Le premier perfectionnement fut d’aplatir le poinçon conique en lui donnant une forme ovale dans sa coupe. Ensuite on trouva plus avantageux de le limer à quatre faces en forme de losange, dont les angles sont tranchants, comme on les voit aujourd’hui ; l’outil perce mieux le cuir sans le forcer ni le déchirer, et le trou relient plus fortement la couture : mais l’alêne était toujours droite. On ne pouvait percer de trous sans refouler le cuir vers les bords, auxquels on donnait ainsi une forme ondulée ou festonnée que le tranchet redressait ensuite, mais aux dépens de la solidité. L’alêne droite d’ailleurs ne pouvait servir que pour les coutures saillantes ; elle devenait d’un usage incommode pour les autres, et surtout pour celles que l’on voulait masquer ; on imagina donc de courber l’alêne et de s’en servir en tournant sa convexité du côté opposé au bord du cuir. Il n’y eut plus de refoulement vers le bord, et l’alêne put pénétrer partout. Un autre perfectionnement non moins utile consisterait à donner exactement la même courbure à toutes les alênes. On éviterait par là un grave inconvénient qui se renouvelle toutes les fois qu’un ouvrier casse ou perd son alêne, et qu’il est obligé d’en prendre une autre qui se trouve très rarement de la même forme que la première : pour percer chaque trou, l’ouvrier est obligé de donner un tour de main particulier qui dépend de la courbure de son outil ; il en prend bientôt l’habitude, et la couture va très vite : mais s’il est réduit à changer d’alêne, celle-ci n’ayant pas la même courbure que la première, il faut qu’il change son tour de main ; il devient gauche, maladroit, et se désespère tout le temps que dure ce nouvel apprentissage. Il serait facile de lui épargner ce désagrément en donnant aux alênes une courbure uniforme ; ce qui ne souffre d’ailleurs aucune difficulté, comme on le verra.
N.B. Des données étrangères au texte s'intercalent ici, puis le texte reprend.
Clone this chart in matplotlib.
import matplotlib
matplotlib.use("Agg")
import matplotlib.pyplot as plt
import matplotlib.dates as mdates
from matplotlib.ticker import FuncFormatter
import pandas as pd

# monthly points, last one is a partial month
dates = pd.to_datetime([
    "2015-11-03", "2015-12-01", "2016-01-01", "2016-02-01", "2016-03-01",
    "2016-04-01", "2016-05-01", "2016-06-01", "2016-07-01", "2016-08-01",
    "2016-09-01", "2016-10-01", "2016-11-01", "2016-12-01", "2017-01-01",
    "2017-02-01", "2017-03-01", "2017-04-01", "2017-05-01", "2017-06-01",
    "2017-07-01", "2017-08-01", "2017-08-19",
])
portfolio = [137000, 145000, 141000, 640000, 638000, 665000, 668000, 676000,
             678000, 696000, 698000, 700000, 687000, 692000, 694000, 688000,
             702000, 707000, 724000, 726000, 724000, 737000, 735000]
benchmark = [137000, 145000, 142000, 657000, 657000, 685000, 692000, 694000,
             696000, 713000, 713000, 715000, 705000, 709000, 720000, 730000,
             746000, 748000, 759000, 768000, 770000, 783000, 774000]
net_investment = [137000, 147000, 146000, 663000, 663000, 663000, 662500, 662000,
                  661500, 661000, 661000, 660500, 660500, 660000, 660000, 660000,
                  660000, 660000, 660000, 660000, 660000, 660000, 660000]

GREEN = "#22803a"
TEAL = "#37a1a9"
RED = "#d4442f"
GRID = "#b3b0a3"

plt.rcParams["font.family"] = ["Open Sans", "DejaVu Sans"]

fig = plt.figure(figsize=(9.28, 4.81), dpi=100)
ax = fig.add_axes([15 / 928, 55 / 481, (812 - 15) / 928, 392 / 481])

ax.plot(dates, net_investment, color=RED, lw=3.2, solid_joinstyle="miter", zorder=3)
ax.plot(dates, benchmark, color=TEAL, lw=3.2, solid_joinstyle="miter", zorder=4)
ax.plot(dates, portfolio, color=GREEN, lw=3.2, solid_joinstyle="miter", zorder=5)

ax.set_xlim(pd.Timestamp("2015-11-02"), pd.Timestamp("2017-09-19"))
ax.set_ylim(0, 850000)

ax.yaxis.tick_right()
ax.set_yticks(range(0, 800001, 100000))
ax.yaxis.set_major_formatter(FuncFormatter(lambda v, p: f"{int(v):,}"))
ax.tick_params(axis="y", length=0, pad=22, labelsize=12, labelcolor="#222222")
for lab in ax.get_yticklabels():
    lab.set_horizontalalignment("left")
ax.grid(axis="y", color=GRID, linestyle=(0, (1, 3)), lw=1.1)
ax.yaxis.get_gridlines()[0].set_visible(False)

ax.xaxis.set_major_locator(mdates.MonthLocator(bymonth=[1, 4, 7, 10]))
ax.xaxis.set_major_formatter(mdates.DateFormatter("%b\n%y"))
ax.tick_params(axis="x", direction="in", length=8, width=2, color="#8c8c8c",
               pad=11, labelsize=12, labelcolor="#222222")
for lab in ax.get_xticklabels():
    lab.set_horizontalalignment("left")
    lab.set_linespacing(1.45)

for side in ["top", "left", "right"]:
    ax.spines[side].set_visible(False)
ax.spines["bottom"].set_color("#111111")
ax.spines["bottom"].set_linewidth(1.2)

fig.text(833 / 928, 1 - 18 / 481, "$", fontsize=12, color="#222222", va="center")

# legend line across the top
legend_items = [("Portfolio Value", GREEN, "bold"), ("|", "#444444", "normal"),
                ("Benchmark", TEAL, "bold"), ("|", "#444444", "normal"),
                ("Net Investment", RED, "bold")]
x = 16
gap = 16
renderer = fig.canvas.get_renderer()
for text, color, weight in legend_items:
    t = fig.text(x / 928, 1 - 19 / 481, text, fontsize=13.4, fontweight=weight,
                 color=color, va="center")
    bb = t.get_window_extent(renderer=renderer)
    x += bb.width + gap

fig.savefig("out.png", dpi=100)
Les alênes sont en acier et se font à la forge et à la lime ; on commence par les faire droites, et on les courbe ensuite. Pour cela les uns les frappent avec un petit maillet de bots sur un tasseau de plomb, mais ils n’obtiennent jamais par ce moyen des alênes d’une forme semblable. D’autres ont un mandrin creusé suivant la forme de l’alêne et qui leur sert de matrice ; ils les courbent dans ce mandrin à l’aide d’un petit maillet, et pour peu qu’ils y apportent de soin, les alênes qui sortent de la même fabrique ont à peu de chose près une courbure uniforme. Il serait à désirer que tous tes fabricants adoptassent ce dernier procédé, ainsi que l’usage d’une matrice parfaitement pareille.
Les alênes sont ensuite trempées, recuites, et redressées par l’ajusteur, lorsque la trempe en a altéré la forme. On les polit en les agitant dans des sacs de peau avec de l’émeri et de l’huile ; on répète cette opération, et on les dégraisse enfin en les faisant tourner dans un tonneau avec de la sciure de bois.